The image and it’s incumbent meaning received support from black South Africans. At the BOA Congress of 1973, James Phillips an exiled SACTU (South African Underground Trade Union) representative, spoke in defense of the BOA poster:
“First of all a note regarding the poster of the Boycott Outspan Action. I have heard many reactions to the poster. Some have said that it’s a bit too cruel, others that it was exactly the way it should be. When I look at this image of the hand on the head of what appears to be a child, I think that this hand is not doing what it should be doing. He should squeeze a bit harder, because that is in fact what I think is happening in South Africa. And I believe that the hand itself should show how tense the muscles are as they squeeze the life out of our people” (James Phillips. Translation, BOA Dokumentatiemap 2, 1973: 15).
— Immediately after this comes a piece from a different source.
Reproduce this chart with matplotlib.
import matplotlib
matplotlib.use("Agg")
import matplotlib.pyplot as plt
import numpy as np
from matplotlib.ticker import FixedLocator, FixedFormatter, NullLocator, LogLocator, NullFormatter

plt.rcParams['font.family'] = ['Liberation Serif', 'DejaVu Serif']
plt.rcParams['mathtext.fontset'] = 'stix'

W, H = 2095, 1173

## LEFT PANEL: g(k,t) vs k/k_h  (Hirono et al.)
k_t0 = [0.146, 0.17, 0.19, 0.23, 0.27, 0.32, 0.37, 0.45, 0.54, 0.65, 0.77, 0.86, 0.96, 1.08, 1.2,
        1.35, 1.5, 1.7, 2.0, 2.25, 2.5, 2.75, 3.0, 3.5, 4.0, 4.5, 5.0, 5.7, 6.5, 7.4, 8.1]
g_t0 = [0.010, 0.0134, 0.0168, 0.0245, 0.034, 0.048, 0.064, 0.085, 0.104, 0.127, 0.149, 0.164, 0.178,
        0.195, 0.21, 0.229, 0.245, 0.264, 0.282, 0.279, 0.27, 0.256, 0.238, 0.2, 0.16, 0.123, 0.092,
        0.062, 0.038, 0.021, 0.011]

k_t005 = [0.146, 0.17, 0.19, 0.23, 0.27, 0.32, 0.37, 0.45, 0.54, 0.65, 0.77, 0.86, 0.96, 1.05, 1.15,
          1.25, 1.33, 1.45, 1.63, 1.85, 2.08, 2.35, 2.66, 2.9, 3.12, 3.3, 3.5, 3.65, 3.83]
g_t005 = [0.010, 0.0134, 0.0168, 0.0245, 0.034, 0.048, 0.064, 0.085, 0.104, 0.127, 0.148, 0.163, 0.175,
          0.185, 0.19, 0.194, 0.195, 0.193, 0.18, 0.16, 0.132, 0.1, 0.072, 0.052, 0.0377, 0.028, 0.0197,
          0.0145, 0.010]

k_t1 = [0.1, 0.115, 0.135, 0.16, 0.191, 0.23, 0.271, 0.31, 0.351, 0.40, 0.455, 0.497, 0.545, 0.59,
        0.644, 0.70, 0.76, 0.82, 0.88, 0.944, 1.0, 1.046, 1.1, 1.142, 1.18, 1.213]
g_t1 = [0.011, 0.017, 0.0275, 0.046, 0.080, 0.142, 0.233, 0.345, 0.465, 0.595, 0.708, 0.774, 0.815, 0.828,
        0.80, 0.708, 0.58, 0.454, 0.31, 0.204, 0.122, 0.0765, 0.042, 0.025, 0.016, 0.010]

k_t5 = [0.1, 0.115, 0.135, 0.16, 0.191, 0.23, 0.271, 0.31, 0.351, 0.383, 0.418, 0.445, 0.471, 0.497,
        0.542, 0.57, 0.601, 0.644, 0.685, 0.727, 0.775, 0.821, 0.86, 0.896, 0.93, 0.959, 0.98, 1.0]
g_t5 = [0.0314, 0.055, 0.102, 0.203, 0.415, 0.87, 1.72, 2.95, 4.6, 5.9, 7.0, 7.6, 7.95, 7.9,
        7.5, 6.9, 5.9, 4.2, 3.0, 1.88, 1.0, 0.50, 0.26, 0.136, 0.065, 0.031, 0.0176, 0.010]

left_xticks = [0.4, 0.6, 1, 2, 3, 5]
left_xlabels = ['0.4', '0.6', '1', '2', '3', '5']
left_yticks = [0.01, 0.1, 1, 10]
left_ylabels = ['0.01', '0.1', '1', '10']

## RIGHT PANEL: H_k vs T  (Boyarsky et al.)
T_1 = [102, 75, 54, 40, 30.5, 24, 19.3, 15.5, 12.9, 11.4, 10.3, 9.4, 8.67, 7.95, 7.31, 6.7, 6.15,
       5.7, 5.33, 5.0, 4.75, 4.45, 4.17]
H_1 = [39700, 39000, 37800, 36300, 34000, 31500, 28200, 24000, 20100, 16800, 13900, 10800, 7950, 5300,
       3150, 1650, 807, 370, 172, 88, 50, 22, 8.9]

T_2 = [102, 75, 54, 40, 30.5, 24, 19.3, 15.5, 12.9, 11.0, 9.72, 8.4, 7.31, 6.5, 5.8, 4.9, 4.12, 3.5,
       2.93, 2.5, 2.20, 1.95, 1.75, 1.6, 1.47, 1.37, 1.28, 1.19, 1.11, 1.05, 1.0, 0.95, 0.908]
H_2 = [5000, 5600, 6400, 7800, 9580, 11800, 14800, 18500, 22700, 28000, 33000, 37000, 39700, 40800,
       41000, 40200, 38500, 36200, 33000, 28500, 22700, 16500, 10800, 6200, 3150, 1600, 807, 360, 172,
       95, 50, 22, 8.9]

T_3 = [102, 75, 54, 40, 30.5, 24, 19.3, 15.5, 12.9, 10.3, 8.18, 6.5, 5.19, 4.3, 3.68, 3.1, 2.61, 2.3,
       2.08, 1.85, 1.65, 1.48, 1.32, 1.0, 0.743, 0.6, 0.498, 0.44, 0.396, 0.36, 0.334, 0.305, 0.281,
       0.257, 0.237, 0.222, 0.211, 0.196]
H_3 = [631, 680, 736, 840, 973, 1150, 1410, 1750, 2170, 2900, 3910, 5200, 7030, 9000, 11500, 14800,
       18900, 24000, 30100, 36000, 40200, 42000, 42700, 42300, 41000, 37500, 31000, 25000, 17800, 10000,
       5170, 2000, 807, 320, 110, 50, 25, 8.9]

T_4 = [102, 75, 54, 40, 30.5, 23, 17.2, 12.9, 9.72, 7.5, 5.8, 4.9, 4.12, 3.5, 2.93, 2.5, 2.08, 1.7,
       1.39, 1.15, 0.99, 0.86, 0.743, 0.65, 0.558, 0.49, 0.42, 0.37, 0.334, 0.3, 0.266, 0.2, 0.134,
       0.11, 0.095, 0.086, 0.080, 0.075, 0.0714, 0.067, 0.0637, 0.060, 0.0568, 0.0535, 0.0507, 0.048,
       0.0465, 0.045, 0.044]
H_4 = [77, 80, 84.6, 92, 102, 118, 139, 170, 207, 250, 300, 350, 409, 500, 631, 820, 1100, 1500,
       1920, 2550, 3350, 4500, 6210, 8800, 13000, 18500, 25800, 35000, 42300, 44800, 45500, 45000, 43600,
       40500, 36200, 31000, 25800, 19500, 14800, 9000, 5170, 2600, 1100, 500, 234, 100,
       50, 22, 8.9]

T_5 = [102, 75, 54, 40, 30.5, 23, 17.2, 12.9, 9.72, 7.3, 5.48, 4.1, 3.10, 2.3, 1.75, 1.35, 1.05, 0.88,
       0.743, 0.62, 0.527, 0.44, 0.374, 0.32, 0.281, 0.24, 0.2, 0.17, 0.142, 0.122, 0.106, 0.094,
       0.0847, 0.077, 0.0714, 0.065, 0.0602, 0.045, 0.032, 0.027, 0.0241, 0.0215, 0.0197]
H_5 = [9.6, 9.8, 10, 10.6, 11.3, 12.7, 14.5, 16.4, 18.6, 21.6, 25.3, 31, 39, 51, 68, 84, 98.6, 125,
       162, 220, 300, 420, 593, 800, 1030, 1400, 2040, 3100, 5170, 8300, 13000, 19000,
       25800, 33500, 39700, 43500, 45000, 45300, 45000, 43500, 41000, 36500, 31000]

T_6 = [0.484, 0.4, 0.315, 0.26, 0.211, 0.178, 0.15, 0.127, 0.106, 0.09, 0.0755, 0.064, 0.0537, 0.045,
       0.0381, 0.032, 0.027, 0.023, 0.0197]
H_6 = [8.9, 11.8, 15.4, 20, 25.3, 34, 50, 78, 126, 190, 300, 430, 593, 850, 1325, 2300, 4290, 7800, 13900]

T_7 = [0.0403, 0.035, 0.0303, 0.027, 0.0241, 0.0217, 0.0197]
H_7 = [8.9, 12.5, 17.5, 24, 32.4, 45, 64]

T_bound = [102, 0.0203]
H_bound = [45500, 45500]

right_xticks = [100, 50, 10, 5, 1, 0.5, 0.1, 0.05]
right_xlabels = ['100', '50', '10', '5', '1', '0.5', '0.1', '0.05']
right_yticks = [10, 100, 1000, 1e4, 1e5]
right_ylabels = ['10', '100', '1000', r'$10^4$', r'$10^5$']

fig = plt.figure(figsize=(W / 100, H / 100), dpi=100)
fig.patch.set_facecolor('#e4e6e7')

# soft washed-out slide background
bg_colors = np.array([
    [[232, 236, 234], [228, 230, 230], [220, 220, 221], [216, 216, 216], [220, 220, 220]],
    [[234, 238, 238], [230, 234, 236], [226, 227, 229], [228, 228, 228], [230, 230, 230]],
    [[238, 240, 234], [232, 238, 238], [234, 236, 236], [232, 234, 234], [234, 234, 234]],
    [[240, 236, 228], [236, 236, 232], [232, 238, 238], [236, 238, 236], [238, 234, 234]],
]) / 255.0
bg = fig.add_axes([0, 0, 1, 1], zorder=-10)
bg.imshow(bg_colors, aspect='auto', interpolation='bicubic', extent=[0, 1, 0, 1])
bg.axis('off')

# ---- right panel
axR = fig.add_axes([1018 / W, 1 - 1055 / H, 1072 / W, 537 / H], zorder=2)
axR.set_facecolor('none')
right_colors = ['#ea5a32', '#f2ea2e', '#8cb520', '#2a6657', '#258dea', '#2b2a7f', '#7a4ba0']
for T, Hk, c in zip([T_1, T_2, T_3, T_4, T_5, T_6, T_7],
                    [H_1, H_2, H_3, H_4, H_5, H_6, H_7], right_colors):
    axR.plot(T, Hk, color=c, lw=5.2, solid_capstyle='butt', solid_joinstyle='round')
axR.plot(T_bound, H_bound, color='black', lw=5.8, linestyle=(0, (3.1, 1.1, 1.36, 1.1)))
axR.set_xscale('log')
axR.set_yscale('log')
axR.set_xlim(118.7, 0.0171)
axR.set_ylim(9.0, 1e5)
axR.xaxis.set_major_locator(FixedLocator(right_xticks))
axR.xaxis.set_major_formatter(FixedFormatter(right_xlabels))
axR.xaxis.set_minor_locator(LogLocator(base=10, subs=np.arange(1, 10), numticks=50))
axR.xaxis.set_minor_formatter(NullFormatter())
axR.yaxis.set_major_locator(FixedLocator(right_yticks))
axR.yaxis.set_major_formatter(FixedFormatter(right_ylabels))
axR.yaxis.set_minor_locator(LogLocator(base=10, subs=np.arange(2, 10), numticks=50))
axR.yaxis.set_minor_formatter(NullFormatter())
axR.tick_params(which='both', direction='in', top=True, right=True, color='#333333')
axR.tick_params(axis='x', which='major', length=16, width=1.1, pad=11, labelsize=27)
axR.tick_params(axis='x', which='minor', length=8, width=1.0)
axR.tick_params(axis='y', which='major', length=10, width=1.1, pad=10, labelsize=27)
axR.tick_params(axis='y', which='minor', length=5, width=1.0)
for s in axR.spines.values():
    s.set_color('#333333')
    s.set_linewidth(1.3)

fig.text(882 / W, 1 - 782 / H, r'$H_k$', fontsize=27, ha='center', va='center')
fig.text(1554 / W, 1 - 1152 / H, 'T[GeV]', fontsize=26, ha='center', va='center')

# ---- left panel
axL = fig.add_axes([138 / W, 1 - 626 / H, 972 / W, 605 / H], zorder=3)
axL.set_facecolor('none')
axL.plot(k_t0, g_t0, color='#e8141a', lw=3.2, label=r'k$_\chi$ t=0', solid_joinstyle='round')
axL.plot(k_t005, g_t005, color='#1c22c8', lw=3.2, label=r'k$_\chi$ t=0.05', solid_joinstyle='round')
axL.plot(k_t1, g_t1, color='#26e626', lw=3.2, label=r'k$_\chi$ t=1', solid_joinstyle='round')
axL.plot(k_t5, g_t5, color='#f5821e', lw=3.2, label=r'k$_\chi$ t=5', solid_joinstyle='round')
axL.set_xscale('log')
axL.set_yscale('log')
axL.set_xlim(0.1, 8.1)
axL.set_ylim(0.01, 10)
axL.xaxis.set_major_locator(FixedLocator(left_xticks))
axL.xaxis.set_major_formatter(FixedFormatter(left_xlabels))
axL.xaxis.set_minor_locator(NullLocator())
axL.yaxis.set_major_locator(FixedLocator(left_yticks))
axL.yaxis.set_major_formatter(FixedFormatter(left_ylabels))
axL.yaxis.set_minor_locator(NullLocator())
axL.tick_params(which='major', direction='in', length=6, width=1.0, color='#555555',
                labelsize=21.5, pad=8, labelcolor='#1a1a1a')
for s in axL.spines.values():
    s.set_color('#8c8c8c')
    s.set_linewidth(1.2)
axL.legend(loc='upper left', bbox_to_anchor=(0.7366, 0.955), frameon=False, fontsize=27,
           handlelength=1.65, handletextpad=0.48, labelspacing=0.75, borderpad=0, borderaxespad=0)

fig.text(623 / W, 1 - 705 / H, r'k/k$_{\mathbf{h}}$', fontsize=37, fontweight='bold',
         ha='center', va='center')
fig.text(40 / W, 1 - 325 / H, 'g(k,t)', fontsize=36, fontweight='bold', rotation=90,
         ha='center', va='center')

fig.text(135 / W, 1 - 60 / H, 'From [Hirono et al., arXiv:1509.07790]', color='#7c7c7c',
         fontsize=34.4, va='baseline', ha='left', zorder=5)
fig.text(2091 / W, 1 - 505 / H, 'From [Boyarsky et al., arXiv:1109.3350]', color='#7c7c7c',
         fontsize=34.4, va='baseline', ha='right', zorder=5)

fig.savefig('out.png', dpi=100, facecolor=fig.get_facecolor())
The BOA’s work was innovative, provocative and meticulously planned. At the height of the Outspan citrus boycott they engaged a huge public with over 70% of Dutch people aware of their actions. They aimed at incorporating the ‘lowest threshold’ (a term that they used to encompass the Dutch white working class and the apartheid labourer) in their actions.
With graphic designers, lawyers, and exiled poets among their number, the BOA could draw on plenty of creative inspiration. Their professional lawyer, Willem Van Manen, was also a talented caricaturist who helped develop the BOA’s image into the 1980s.